Anantha P Chandrakasan, the Indian-origin head of the Department of Electrical Engineering and Computer Science (EECS) at the Massachusetts Institute of Technology (MIT), has been named dean of the university's School of Engineering, effective July 1. His predecessor Ian A Waitz is set to take over as the university’s vice chancellor.
“Anantha balances his intellectual creativity and infectious energy with a remarkable ability to deeply listen to, learn from, and integrate other people's views into a compelling vision,” MIT president L Rafael Reif said.
Provost Martin Schmidt described Chandrakasan as “a people-centered and innovative leader.”
The Chennai-born academic credits his mother, a biochemist and Fulbright scholar, with inspiring him to take up an academic career.

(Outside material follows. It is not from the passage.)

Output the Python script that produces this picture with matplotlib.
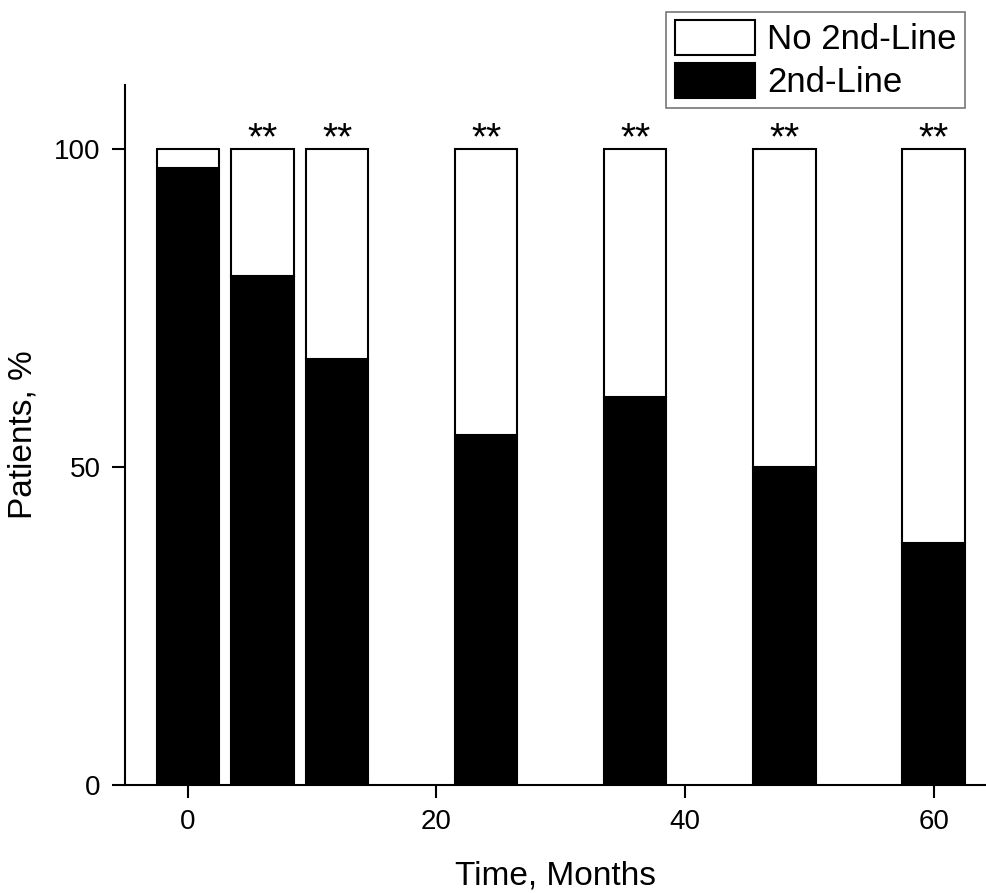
import matplotlib
matplotlib.use("Agg")
import matplotlib.pyplot as plt
import numpy as np

plt.rcParams["font.family"] = ["Liberation Sans", "DejaVu Sans"]

# data
months = [0, 6, 12, 24, 36, 48, 60]
second_line = [97, 80, 67, 55, 61, 50, 38]   # % patients on 2nd-line
marks = ["", "**", "**", "**", "**", "**", "**"]

months = np.array(months)
second_line = np.array(second_line, dtype=float)
no_second = 100 - second_line

fig = plt.figure(figsize=(9.87, 8.93), dpi=100)
ax = fig.add_axes([0.1266, 0.1209, 0.8734, 0.7839])

ax.bar(months, second_line, width=5, color="black", edgecolor="black",
       linewidth=1.5, label="2nd-Line")
ax.bar(months, no_second, width=5, bottom=second_line, color="white",
       edgecolor="black", linewidth=1.5, label="No 2nd-Line")

for m, s in zip(months, marks):
    ax.text(m, 99.9, s, ha="center", va="baseline", fontsize=28)

ax.set_xlim(-5.07, 64.3)
ax.set_ylim(0, 110)
ax.set_xticks([0, 20, 40, 60])
ax.set_yticks([0, 50, 100])
ax.tick_params(direction="out", length=9.5, width=1.5, labelsize=20, pad=8)

for side in ("top", "right"):
    ax.spines[side].set_visible(False)
for side in ("left", "bottom"):
    ax.spines[side].set_linewidth(1.5)

ax.set_xlabel("Time, Months", fontsize=24, labelpad=18)
ax.set_ylabel("Patients, %", fontsize=24, labelpad=11)

handles, labels = ax.get_legend_handles_labels()
leg = fig.legend(handles[::-1], labels[::-1], loc="upper right",
                 bbox_to_anchor=(0.978, 0.987), fontsize=25,
                 frameon=True, fancybox=False, edgecolor="#555555",
                 handlelength=2.3, handleheight=1.15, handletextpad=0.35,
                 labelspacing=0.2, borderpad=0.25, borderaxespad=0)
leg.get_frame().set_linewidth(1.2)

fig.savefig("out.png", dpi=100)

Since joining the MIT faculty in 1994, Chandrakasan has produced a significant body of research focused largely on making electronic circuits more energy efficient. His early work on low-power chips for portable computers helped make possible the development of today's smartphones and other mobile devices.
Lately, his research has addressed the challenge of powering even more energy-constrained technologies.
Chandrakasan earned his bachelor’s, master’s, and doctoral degrees in electrical engineering and computer science from the University of California at Berkeley – the latter two, ironically, after being rejected from MIT’s graduate programme.